Saturday, November 16, 2019

"Legion," Year Three

I went into the third season of "Legion" very worried.  While I still enjoyed the show, I felt that the second season had become increasingly obtuse and inaccessible.  Certain changes to the characters and their relationships felt too extreme, potentially painting the writers into a corner.  And while I appreciated that the characters were morally greying, it was also becoming difficult to root for any of them.  

The third season doesn't change course, but it makes a difference that it really commits to its own special brand of madness.  David has now set himself up as the guru leader of his own personal cult, with Lenny as chief minion. The Summerland/Division 3 folks, assisted by the Shadow King, are trying to hunt him down and stop him from destroying the world.  As the premiere makes clear, Syd is now very willing and able to kill David dead to ensure he doesn't become the monster tyrant we've glimpsed from the future. There's just one little hitch - David has become friends with a time-traveler, Switch (Lauren Tsai), who is willing to help him muck with the timeline to an alarming degree.  

It's been observed that genre properties tend to introduce time travel whenever they find themselves narratively stuck somewhere they don't want to be.  The MCU and "X-men" movies, for instance, have taken advantage of this. With "Legion," it feels like less of a course correction than something that was planned from the beginning.  The third season is entirely built around the concepts of time travel, cause and effect, and David's obsession with trying to fix things. We meet the younger versions of his parents, Charles (Harry Lloyd) and Gabrielle (Stephanie Corneliussen), and a younger version of the Shadow King too.  

"Legion" continues to be visually inventive and wonderfully innovative with its storytelling.  Traveling through time is visualized as traversing a murky corridor that Switch accesses by drawing neon-lit doors in the air.  There are monsters that inhabit the corridor, the time demons, who look like a nightmarish cross between Cheshire Cats and Blue Meanies.  Their arrival is announced by the sound of a ticking clock, and with each tick their seemingly frozen images keep advancing closer, and closer.  The episode where they're introduced was directed by Daniel Kwan of the DANIELS directing team, who does all kinds of fascinating, experimental things in portraying how time can be warped.  Once sequence is entirely done in still photographs. In another, Lenny watches an entire human lifetime play out in a few seconds.  
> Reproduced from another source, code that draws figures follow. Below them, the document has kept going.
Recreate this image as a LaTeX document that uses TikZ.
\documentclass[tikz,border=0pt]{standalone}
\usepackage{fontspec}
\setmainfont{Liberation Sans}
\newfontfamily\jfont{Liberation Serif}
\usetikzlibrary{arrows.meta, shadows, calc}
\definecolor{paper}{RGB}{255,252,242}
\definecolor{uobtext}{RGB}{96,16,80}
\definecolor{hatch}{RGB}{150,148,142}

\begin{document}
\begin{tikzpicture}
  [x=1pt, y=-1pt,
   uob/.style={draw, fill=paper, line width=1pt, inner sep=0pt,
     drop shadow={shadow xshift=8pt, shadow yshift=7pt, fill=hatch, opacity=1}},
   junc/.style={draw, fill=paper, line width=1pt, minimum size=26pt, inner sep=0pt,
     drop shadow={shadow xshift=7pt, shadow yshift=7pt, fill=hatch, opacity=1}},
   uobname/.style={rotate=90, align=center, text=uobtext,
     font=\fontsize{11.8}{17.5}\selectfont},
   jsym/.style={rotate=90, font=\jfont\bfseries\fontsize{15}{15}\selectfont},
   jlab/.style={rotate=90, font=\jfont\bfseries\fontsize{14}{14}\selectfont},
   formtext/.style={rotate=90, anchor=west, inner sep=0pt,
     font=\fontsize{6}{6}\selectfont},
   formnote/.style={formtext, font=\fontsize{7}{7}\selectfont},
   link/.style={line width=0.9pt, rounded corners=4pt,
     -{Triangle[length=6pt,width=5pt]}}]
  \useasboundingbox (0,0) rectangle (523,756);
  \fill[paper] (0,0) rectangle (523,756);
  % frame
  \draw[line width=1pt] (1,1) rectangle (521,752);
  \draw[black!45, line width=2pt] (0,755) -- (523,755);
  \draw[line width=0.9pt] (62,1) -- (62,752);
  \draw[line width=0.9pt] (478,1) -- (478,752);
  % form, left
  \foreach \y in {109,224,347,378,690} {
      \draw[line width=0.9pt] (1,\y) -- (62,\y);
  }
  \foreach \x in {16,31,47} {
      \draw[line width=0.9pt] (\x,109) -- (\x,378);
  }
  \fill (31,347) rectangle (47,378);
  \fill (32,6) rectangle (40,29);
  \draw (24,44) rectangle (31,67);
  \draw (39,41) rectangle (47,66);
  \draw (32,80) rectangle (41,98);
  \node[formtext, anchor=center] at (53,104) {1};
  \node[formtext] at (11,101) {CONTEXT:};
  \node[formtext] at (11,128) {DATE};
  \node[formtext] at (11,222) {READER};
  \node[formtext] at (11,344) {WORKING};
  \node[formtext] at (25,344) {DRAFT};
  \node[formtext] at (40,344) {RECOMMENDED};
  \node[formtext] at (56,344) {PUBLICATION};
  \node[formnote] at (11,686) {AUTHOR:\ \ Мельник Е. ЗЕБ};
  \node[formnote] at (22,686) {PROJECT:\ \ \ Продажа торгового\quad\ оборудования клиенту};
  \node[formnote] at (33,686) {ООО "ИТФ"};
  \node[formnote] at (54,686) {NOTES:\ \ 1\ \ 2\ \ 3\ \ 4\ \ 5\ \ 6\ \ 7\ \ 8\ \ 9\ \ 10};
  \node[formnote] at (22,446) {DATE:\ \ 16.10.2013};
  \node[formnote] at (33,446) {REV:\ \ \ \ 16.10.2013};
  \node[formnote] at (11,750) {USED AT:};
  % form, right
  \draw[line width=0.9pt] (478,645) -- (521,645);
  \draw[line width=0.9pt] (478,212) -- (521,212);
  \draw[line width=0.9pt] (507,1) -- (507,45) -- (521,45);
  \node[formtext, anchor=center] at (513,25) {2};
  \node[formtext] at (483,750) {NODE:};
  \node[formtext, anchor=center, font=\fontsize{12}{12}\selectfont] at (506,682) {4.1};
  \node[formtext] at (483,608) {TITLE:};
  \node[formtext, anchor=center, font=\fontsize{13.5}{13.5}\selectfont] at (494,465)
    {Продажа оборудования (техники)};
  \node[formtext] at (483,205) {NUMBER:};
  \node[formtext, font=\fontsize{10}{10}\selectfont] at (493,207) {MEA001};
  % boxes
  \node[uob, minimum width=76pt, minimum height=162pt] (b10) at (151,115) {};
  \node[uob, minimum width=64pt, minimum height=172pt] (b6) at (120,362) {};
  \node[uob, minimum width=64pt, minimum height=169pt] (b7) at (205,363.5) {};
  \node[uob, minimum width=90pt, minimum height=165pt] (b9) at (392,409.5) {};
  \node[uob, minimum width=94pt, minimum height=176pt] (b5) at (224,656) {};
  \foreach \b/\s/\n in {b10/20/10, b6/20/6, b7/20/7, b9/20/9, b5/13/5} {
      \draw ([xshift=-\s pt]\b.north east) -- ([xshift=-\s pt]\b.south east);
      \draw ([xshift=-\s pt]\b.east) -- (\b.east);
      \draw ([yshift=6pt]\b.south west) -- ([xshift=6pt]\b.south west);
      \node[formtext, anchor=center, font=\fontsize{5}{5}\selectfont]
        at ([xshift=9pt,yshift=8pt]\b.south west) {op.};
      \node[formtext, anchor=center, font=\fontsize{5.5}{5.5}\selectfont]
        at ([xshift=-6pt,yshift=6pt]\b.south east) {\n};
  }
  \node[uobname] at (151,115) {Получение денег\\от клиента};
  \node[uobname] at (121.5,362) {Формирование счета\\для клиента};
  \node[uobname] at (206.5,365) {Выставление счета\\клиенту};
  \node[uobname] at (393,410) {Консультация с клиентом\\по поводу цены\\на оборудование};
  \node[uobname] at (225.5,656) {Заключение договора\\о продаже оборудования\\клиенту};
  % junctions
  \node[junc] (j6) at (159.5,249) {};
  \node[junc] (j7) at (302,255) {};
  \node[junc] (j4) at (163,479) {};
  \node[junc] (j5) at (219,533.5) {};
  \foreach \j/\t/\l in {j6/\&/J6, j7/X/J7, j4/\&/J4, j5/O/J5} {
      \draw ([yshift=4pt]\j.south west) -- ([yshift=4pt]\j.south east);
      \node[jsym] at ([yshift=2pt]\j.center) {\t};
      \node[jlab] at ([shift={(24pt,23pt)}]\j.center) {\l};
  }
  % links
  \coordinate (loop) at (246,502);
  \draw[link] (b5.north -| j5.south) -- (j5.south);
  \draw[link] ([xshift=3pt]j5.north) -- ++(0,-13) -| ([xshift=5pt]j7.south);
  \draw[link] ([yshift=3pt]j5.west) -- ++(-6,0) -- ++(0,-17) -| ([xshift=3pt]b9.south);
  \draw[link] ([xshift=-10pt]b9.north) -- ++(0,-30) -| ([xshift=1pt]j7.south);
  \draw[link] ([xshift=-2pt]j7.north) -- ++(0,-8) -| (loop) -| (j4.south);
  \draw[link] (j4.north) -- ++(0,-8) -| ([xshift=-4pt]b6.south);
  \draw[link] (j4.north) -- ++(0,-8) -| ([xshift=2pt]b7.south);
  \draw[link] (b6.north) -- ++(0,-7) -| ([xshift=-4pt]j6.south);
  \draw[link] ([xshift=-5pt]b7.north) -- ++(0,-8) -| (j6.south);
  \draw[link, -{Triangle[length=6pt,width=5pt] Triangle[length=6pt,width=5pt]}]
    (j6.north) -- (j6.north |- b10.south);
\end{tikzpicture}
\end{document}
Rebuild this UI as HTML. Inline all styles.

This is in addition to the usual "Legion" graphic extravagance.  There are song numbers, a rap battle with Jason Mantzoukas, pastoral fantasy interludes, and much kung-fu fighting.  David has spruced himself up with brightly colored clothing and a color-coded new compound for his hippie-like followers.  Switch's eye-catching wardrobe immediately sets her apart, and she communicates with a distant father (Ben Wang) only through screens and recordings, which she listens to over ever-present headphones.  The show still looks and feels like a comic-book in the best way. The soundtrack is similarly impressive, and deployed with expert precision.          
   
But while all the style is impeccable, the substance left me a little wanting.  I could follow what was going on better than in the previous season, and I'm glad that the creators addressed some longstanding issues with characters like Syd, but parts of the story felt neglected.  There's no resolution for some of my favorites, and others have little more than cameos. I'm okay with how David's story ultimately concludes, but I think it could have been set up better. Navid Negahban distinguishes himself this year, but it felt like major chunks of the Shadow King's story were simply abandoned to play out offscreen.  

"Legion" remains the most daring and unlikely corner of the vast Marvel media universe.  I don't think we're going to see anything like it again in a hurry, especially now that Fox and all its various holdings are part of Disney.  And I don't know that Noah Hawley will ever have so much free reign over a television series in the future. This is a show so niche and so off-the-wall, and yet requires so much patience and indulgence, I'm delighted that it exists, but at the same time I have no idea who I could safely recommend it to.  David Lynch fans? Really dedicated Marvel comics lovers?      

Maybe I could just recommend the pilot and the Daniel Kwan episode.  And then, I'd let people find their way down the rabbit hole themselves.